Sometimes we all feel like hibernating in the depths over the winter as well, and need a little nudging to get back to the surface to achieve the potential productivity of spring.

One annual event that has sought to do this is the Maine Fishermen’s Forum, held at the Samoset Resort in Rockland every year on the weekend the Farmers Almanac pronounces the most reliable foul weather weekend of the spring.

This ensures that the most fishermen will likely be able to attend. Attendees range from fishermen to scientists to chefs to educators — all taking a pause between deep winter and not-quite spring to think about how to be most productive as the season turns.

I first started going to “The Forum” back in college as a part of a course on Gulf of Maine fisheries.

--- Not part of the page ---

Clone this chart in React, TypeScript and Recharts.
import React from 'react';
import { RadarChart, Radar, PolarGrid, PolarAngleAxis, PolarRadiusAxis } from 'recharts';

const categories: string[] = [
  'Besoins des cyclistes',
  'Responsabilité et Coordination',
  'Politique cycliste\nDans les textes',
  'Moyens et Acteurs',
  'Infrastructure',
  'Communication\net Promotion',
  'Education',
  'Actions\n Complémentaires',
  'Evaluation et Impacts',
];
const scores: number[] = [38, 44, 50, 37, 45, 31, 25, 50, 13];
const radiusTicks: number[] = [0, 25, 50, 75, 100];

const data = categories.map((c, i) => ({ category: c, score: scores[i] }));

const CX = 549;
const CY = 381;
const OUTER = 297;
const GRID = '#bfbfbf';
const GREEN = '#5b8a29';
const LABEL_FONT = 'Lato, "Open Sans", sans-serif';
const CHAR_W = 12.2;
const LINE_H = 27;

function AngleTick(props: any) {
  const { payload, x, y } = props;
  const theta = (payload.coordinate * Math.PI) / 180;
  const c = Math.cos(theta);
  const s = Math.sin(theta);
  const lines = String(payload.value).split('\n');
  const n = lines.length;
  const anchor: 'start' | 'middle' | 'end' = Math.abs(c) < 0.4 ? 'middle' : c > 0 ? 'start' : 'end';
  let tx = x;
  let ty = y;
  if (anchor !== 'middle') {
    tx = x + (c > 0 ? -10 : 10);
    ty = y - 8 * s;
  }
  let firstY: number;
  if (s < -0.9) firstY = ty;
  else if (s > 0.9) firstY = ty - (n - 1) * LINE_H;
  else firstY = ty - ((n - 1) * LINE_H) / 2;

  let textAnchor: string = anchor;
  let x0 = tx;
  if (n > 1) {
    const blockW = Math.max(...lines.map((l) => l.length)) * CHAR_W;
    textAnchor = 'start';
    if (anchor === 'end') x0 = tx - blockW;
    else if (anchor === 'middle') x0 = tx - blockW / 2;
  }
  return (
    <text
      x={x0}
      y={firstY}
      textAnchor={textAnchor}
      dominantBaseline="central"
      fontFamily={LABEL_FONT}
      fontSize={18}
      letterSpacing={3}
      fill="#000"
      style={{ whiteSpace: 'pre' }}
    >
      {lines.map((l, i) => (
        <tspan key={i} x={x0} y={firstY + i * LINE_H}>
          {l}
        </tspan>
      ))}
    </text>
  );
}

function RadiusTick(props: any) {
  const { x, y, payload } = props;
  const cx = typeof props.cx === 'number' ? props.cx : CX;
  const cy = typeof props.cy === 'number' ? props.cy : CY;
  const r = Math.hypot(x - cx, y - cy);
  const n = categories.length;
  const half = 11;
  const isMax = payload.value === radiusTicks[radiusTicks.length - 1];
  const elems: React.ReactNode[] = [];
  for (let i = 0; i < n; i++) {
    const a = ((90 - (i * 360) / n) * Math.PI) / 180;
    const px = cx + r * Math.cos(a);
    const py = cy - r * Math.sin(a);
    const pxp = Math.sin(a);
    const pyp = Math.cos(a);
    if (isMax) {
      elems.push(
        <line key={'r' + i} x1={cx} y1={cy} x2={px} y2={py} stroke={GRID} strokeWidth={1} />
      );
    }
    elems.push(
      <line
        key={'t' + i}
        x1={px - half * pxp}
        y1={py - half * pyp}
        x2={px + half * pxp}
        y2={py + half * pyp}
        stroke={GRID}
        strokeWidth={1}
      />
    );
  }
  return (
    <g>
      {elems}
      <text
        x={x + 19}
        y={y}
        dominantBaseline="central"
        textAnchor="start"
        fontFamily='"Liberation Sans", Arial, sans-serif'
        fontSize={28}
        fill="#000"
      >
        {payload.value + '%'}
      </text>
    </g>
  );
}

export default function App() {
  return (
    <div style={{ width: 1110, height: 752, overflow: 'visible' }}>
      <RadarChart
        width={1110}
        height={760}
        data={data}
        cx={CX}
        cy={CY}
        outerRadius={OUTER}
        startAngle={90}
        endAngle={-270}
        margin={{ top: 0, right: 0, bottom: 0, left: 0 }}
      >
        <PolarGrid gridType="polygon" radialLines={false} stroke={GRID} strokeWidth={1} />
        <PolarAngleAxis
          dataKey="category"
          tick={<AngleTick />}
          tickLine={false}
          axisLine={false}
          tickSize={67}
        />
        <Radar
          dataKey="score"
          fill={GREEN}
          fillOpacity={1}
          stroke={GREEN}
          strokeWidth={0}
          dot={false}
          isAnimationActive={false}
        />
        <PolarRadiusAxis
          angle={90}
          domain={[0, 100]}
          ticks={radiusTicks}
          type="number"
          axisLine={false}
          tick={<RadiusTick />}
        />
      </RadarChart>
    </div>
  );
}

I later went as a sea sampler aboard lobster boats; and, then again when I worked on ocean policy. This year, I came for shellfish day, hoping to discover new opportunities in marine science education. I was not disappointed.

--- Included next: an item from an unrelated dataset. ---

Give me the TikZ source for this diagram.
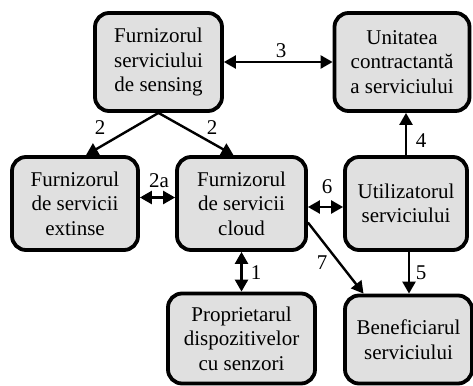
\documentclass[tikz,border=0pt]{standalone}
\usepackage{fontspec}
\setmainfont{Liberation Serif}
\usetikzlibrary{arrows.meta}
\definecolor{boxgray}{RGB}{224,224,224}
\begin{document}
\begin{tikzpicture}[x=1pt,y=-1pt,
  box/.style={draw=black,line width=3.8pt,fill=boxgray,rounded corners=14pt,align=center,inner sep=0pt,
    font=\fontsize{21}{24.5}\selectfont},
  lbl/.style={inner sep=0pt,font=\fontsize{21}{24}\selectfont},
  conn/.style={line width=2.4pt,-{Triangle[length=12pt,width=13pt]}},
  dconn/.style={line width=2.4pt,{Triangle[length=12pt,width=13pt]}-{Triangle[length=12pt,width=13pt]}}]
\useasboundingbox (0,0) rectangle (473,385);
\node[box,minimum width=127pt,minimum height=98pt] (A) at (158.5,62) {Furnizorul\\serviciului\\de sensing};
\node[box,minimum width=135pt,minimum height=98pt] (B) at (402,62) {Unitatea\\contractantă\\a serviciului};
\node[box,minimum width=126pt,minimum height=93pt] (C) at (75,203.5) {Furnizorul\\de servicii\\extinse};
\node[box,minimum width=129pt,minimum height=93pt] (D) at (241.5,203.5) {Furnizorul\\de servicii\\cloud};
\node[box,minimum width=122pt,minimum height=93pt] (E) at (406,203.5) {Utilizatorul\\serviciului};
\node[box,minimum width=147pt,minimum height=90pt] (F) at (241.5,338.5) {Proprietarul\\dispozitivelor\\cu senzori};
\node[box,minimum width=127pt,minimum height=88pt] (G) at (408.5,339.5) {Beneficiarul\\serviciului};

\draw[dconn] (A.east) -- (B.west);
\draw[conn] (A.south) -- ([xshift=11pt]C.north);
\draw[conn] (A.south) -- ([xshift=-8pt]D.north);
\draw[conn] (E.north) -- (E.north |- B.south);
\draw[dconn] ([yshift=6pt]C.east) -- ([yshift=6pt]C.east -| D.west);
\draw[dconn] ([yshift=-3.5pt]D.east) -- ([yshift=-3.5pt]D.east -| E.west);
\draw[dconn] (D.south) -- (D.south |- F.north);
\draw[conn] ([yshift=-19pt]D.east) -- ([xshift=-45pt]G.north);
\draw[conn] ([xshift=3pt]E.south) -- ([xshift=3pt]E.south |- G.north);

\node[lbl] (l3) at (281,51) {3};
\node[lbl] (l2a) at (100,128) {2};
\node[lbl] (l2b) at (212,128) {2};
\node[lbl] (l4) at (421,141) {4};
\node[lbl] (l2c) at (159,181) {2a};
\node[lbl] (l6) at (327,187) {6};
\node[lbl] (l1) at (256,273) {1};
\node[lbl] (l7) at (322,263) {7};
\node[lbl] (l5) at (421,273) {5};
\end{tikzpicture}
\end{document}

Searsport High School students spoke to a crowd of standing room only adults in brave scientific language about the green crabs and ribbon worms they’d been studying. Students from another project with Sumner Memorial High School in partnership with the Schoodic Institute, Downeast Institute and the Department of Resources showed off their work through posters they had created.

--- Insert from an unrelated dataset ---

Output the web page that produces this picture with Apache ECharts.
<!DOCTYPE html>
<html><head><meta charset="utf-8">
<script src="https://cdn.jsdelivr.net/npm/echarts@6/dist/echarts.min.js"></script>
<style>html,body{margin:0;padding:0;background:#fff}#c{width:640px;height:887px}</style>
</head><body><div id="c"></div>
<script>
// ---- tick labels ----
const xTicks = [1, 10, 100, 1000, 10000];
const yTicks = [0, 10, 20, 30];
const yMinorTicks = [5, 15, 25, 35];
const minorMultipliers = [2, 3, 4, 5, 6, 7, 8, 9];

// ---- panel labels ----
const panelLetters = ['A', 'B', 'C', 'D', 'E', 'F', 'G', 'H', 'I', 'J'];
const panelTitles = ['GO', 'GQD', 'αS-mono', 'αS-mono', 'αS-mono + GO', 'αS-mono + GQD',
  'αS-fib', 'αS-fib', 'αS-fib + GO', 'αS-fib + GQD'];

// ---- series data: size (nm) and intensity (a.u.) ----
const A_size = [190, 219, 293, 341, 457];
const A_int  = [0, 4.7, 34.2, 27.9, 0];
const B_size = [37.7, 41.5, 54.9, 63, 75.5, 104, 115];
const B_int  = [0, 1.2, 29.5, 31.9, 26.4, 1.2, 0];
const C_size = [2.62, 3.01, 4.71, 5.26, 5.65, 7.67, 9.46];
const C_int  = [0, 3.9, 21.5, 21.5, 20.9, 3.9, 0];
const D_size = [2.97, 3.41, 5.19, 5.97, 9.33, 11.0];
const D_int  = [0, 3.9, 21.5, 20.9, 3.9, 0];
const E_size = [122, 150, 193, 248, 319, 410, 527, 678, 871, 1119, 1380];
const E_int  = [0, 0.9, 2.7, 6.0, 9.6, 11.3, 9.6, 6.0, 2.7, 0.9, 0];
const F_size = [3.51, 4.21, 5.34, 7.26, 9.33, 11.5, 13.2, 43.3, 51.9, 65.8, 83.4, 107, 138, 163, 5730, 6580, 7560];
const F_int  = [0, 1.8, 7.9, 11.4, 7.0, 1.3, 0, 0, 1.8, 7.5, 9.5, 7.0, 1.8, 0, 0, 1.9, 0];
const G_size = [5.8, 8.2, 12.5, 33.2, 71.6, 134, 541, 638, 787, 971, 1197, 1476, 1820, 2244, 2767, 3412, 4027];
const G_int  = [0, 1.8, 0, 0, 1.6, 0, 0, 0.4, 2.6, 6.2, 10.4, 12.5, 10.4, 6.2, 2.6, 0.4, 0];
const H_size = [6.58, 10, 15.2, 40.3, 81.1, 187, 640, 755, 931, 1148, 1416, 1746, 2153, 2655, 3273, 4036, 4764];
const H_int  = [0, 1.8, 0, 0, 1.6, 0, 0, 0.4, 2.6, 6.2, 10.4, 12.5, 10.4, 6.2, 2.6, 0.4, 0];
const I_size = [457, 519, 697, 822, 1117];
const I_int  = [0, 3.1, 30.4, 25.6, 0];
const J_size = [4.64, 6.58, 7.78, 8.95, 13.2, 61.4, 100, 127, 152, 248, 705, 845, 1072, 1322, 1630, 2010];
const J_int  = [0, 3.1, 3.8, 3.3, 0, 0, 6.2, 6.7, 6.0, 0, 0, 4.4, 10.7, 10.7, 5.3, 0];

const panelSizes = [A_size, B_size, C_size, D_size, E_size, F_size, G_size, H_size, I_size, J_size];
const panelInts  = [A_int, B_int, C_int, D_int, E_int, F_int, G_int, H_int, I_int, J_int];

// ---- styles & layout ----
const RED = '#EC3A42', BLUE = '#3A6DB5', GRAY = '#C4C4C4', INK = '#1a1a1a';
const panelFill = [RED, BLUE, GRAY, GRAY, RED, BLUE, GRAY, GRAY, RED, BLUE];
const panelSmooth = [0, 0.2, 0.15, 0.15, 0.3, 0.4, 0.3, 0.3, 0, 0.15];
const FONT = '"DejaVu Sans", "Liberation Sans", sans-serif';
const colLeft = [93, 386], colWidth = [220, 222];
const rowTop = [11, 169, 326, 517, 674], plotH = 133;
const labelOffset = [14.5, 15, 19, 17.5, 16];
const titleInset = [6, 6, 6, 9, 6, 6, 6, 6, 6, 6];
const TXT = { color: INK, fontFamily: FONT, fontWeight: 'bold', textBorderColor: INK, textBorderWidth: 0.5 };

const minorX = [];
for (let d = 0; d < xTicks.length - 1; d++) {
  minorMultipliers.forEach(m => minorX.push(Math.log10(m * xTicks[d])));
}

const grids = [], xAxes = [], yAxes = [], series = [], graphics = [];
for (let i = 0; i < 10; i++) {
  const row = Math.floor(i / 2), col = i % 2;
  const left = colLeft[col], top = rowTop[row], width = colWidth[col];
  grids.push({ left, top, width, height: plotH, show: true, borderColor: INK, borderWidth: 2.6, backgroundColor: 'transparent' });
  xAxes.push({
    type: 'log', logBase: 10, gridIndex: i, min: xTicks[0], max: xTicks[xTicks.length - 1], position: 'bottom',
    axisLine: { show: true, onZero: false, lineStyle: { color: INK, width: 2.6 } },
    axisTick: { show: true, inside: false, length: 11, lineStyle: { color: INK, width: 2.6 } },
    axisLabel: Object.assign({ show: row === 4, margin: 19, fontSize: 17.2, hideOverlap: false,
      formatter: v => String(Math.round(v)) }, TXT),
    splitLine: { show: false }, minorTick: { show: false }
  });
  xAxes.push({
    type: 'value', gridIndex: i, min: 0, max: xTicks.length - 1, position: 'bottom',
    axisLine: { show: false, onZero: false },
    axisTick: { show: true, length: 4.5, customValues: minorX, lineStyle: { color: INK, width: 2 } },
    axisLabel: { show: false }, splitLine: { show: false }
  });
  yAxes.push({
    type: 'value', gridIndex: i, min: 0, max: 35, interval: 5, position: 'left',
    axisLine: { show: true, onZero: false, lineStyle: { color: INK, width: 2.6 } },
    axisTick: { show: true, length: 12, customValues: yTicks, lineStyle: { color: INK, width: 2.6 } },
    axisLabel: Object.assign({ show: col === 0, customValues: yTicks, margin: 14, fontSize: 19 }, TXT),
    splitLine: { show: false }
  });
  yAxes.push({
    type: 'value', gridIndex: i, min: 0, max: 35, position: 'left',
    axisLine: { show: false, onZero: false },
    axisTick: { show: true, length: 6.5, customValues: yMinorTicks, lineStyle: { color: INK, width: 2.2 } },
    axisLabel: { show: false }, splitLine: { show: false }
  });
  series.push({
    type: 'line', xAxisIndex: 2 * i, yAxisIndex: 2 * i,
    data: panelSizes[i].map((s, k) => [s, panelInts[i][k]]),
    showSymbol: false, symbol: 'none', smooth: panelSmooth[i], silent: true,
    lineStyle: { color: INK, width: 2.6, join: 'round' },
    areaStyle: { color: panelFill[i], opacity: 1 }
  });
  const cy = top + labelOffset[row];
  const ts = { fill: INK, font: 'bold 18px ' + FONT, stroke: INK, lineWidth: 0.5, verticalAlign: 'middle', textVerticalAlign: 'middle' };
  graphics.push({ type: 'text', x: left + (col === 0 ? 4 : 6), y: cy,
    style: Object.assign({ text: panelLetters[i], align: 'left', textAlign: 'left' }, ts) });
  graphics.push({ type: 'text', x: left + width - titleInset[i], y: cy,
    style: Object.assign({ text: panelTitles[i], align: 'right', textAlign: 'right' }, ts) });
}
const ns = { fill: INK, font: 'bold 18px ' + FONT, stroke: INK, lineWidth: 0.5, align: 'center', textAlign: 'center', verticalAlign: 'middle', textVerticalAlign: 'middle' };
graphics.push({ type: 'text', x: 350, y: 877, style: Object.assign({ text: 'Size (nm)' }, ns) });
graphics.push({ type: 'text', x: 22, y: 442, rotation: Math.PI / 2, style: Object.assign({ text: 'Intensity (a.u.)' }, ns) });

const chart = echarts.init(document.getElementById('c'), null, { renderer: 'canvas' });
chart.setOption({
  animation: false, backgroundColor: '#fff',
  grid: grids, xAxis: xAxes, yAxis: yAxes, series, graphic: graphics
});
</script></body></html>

I left not only with new ideas, but also with new partnerships with organizations I didn’t know were working on marine resource education in the schools. This led to a follow-up meeting with the Gulf of Maine Research Institute, the Kennebec Estuary Land Trust, and the Schoodic Institute to further share ideas.

We are now working together to coordinate our projects so that we can better address real marine resource needs going forward. We hope to create a network of student data collectors along the coast that could help to better inform shellfish managers about their local resources, providing them with information that they otherwise don’t have the capacity to collect.

If you’re a teacher interested in being involved, you can get in touch with me and I’d be happy to connect you further.

Also, moving into the summer as teachers are sorting out plans for the fall, we talked about ways to get more teachers involved in innovative projects without asking them to invent a whole new lesson plan.

One local effort is an upcoming teacher workshop sponsored by the Casco Bay Estuary Partnership, a region-wide non-profit with education as part of their mission. The workshop, which will be held at the Brunswick High School on Aug. 4 will provide teachers with tools and networking opportunities for place-based science education projects like what the Searsport and Sumner students are doing. It is a free event open to teachers in the Casco Bay region — and you’ll leave with a goodie bucket of outdoor teaching materials to boot!

Please contact me about this as well if you are interested, as space is limited and advanced registration is required.

I’m grateful to events like the Maine Fish Forum for bringing people together to form these new partnerships. And for reminding me that the depths of winter aren’t all for naught after all — they can provide the necessary primordial soup of sorts for the fresh ideas of spring.